Class FSA5Serializer

  • All Implemented Interfaces:
    FSASerializer

    public final class FSA5Serializer
    extends java.lang.Object
    implements FSASerializer
    Serializes in-memory FSA graphs to a binary format compatible with Jan Daciuk's fsa's package FSA5 format.

    It is possible to serialize the automaton with numbers required for perfect hashing. See withNumbers() method.

    See Also:
    FSA5, FSA.read(java.io.InputStream)
    • Field Summary

      Fields 
      Modifier and Type Field Description
      byte annotationByte  
      byte fillerByte  
      private static java.util.EnumSet<FSAFlags> flags
      Supported flags.
      private static int MAX_ARC_SIZE
      Maximum number of bytes for a serialized arc.
      private static int MAX_NODE_DATA_SIZE
      Maximum number of bytes for per-node data.
      private com.carrotsearch.hppc.IntIntHashMap numbers
      A hash map of [state, right-language-count] pairs.
      private com.carrotsearch.hppc.IntIntHashMap offsets
      A hash map of [state, offset] pairs.
      private static int SIZEOF_FLAGS
      Number of bytes for the arc's flags header (arc representation without the goto address).
      private boolean withNumbers
      true if we should serialize with numbers.
    • Constructor Summary

      Constructors 
      Constructor Description
      FSA5Serializer()  
    • Field Detail

      • MAX_ARC_SIZE

        private static final int MAX_ARC_SIZE
        Maximum number of bytes for a serialized arc.
        See Also:
        Constant Field Values
      • MAX_NODE_DATA_SIZE

        private static final int MAX_NODE_DATA_SIZE
        Maximum number of bytes for per-node data.
        See Also:
        Constant Field Values
      • SIZEOF_FLAGS

        private static final int SIZEOF_FLAGS
        Number of bytes for the arc's flags header (arc representation without the goto address).
        See Also:
        Constant Field Values
      • flags

        private static final java.util.EnumSet<FSAFlags> flags
        Supported flags.
      • fillerByte

        public byte fillerByte
        See Also:
        FSA5.filler
      • withNumbers

        private boolean withNumbers
        true if we should serialize with numbers.
        See Also:
        withNumbers()
      • offsets

        private com.carrotsearch.hppc.IntIntHashMap offsets
        A hash map of [state, offset] pairs.
      • numbers

        private com.carrotsearch.hppc.IntIntHashMap numbers
        A hash map of [state, right-language-count] pairs.
    • Constructor Detail

      • FSA5Serializer

        public FSA5Serializer()
    • Method Detail

      • withNumbers

        public FSA5Serializer withNumbers()
        Serialize the automaton with the number of right-language sequences in each node.
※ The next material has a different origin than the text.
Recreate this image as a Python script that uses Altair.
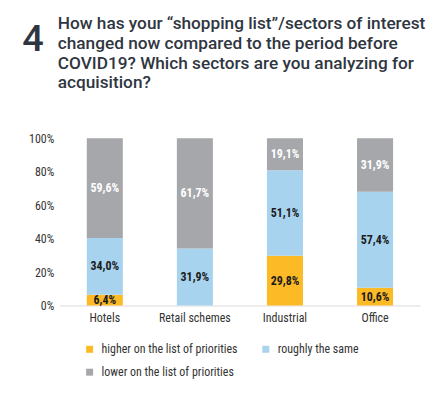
import altair as alt
import pandas as pd

sectors = ["Hotels", "Retail schemes", "Industrial", "Office"]
series = ["higher on the list of priorities", "roughly the same", "lower on the list of priorities"]
higher = [6.4, 0.0, 29.8, 10.6]
same = [34.0, 31.9, 51.1, 57.4]
lower = [59.6, 61.7, 19.1, 31.9]
colors = ["#FCBA26", "#A8D3EF", "#A6A7AA"]
label_colors = ["#1b1b1b", "#1b1b1b", "#ffffff"]
y_ticks = [0, 0.2, 0.4, 0.6, 0.8, 1.0]

title_lines = [
    "How has your \u201cshopping list\u201d/sectors of interest",
    "changed now compared to the period before",
    "COVID19? Which sectors are you analyzing for",
    "acquisition?",
]

rows = []
for i, s in enumerate(sectors):
    for k, (name, vals) in enumerate(zip(series, [higher, same, lower])):
        rows.append({"sector": s, "series": name, "order": k, "value": vals[i]})
df = pd.DataFrame(rows)

FONT = "Liberation Sans Narrow, Roboto Condensed, Roboto"

x_axis = alt.Axis(labelAngle=0, ticks=False, domainColor="#dddddd",
                  labelFontSize=12, labelColor="#333333", labelPadding=7,
                  labelFont=FONT)
y_axis = alt.Axis(values=y_ticks, format=".0%",
                  grid=False, domain=False, ticks=False, labelOverlap=False,
                  labelFlush=False,
                  labelFontSize=12, labelColor="#333333", labelPadding=6,
                  labelFont=FONT)
x_scale = alt.Scale(paddingInner=0.6, paddingOuter=0.3)
y_scale = alt.Scale(domain=[0, 1])

base = alt.Chart(df)

bars = base.mark_bar().encode(
    x=alt.X("sector:N", sort=sectors, title=None, scale=x_scale, axis=x_axis),
    y=alt.Y("value:Q", stack="normalize", title=None, scale=y_scale, axis=y_axis),
    color=alt.Color("series:N", sort=series,
                    scale=alt.Scale(domain=series, range=colors),
                    legend=alt.Legend(title=None, orient="none", legendX=24, legendY=206,
                                      values=series, direction="horizontal",
                                      columns=2, columnPadding=22, rowPadding=11,
                                      symbolType="square", symbolSize=49,
                                      symbolStrokeWidth=0, labelFontSize=12,
                                      labelColor="#333333", labelFont=FONT,
                                      labelOffset=6, labelLimit=300)),
    order=alt.Order("order:Q"),
)

labels = base.transform_filter("datum.value > 0").transform_joinaggregate(
    total="sum(value)", groupby=["sector"]
).transform_window(
    cum="sum(value)", groupby=["sector"], sort=[alt.SortField("order")],
    frame=[None, 0]
).transform_calculate(
    mid="(datum.cum - datum.value / 2) / datum.total",
    label="replace(format(datum.value, '.1f'), '.', ',') + '%'",
).mark_text(fontSize=12, fontWeight="bold", font=FONT, baseline="middle").encode(
    x=alt.X("sector:N", sort=sectors, title=None, scale=x_scale, axis=x_axis),
    y=alt.Y("mid:Q", title=None, scale=y_scale, axis=y_axis),
    text="label:N",
    color=alt.Color("series:N", scale=alt.Scale(domain=series, range=label_colors),
                    legend=None),
)

header = alt.Chart(alt.Data(values=[{}])).mark_text(
    text=title_lines, fontSize=17.3, fontWeight=500, font="Roboto", color="#2f3641",
    align="left", baseline="top", lineHeight=20
).encode(x=alt.value(-2), y=alt.value(-124))

number = alt.Chart(alt.Data(values=[{}])).mark_text(
    text="4", fontSize=38, fontWeight=500, font="Roboto", color="#2f3641",
    align="center", baseline="middle"
).encode(x=alt.value(-27), y=alt.value(-99))

chart = alt.layer(bars, labels, header, number).resolve_scale(color="independent").properties(
    width=362, height=168,
    autosize=alt.AutoSizeParams(type="none"),
    padding={"left": 52, "top": 130, "right": 20, "bottom": 80},
).configure_view(stroke=None).configure_legend(padding=0)

chart.save("out.html", embed_options={"renderer": "svg", "actions": False})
This is required to implement perfect hashing. The numbering also preserves the order of input sequences.
        Specified by:
        withNumbers in interface FSASerializer
        Returns:
        Returns the same object for easier call chaining.
      • serialize

        public <T extends java.io.OutputStream> T serialize​(FSA fsa,
                                                            T os)
                                                     throws java.io.IOException
        Serialize root state s to an output stream in FSA5 format.
        Specified by:
        serialize in interface FSASerializer
        Type Parameters:
        T - A subclass of OutputStream, returned for chaining.
        Parameters:
        fsa - The automaton to serialize.
        os - The output stream to serialize to.
        Returns:
        Returns os for chaining.
        Throws:
        java.io.IOException - Rethrown if an I/O error occurs.
        See Also:
        withNumbers()
      • getFlags

        public java.util.Set<FSAFlags> getFlags()
        Return supported flags.
        Specified by:
        getFlags in interface FSASerializer
        Returns:
        Returns the set of flags supported by the serializer (and the output automaton).
      • linearize

        private int[] linearize​(FSA fsa)
        Linearization of states.
      • emitArcs

        private boolean emitArcs​(FSA fsa,
                                 java.io.OutputStream os,
                                 int[] linearized,
                                 int gtl,
                                 int nodeDataLength)
                          throws java.io.IOException
        Update arc offsets assuming the given goto length.
        Throws:
        java.io.IOException
      • emitArc

        private int emitArc​(java.nio.ByteBuffer bb,
                            java.io.OutputStream os,
                            int gtl,
                            int flags,
                            byte label,
                            int targetOffset)
                     throws java.io.IOException
        Throws:
        java.io.IOException
      • emitNodeData

        private int emitNodeData​(java.nio.ByteBuffer bb,
                                 java.io.OutputStream os,
                                 int nodeDataLength,
                                 int number)
                          throws java.io.IOException
        Throws:
        java.io.IOException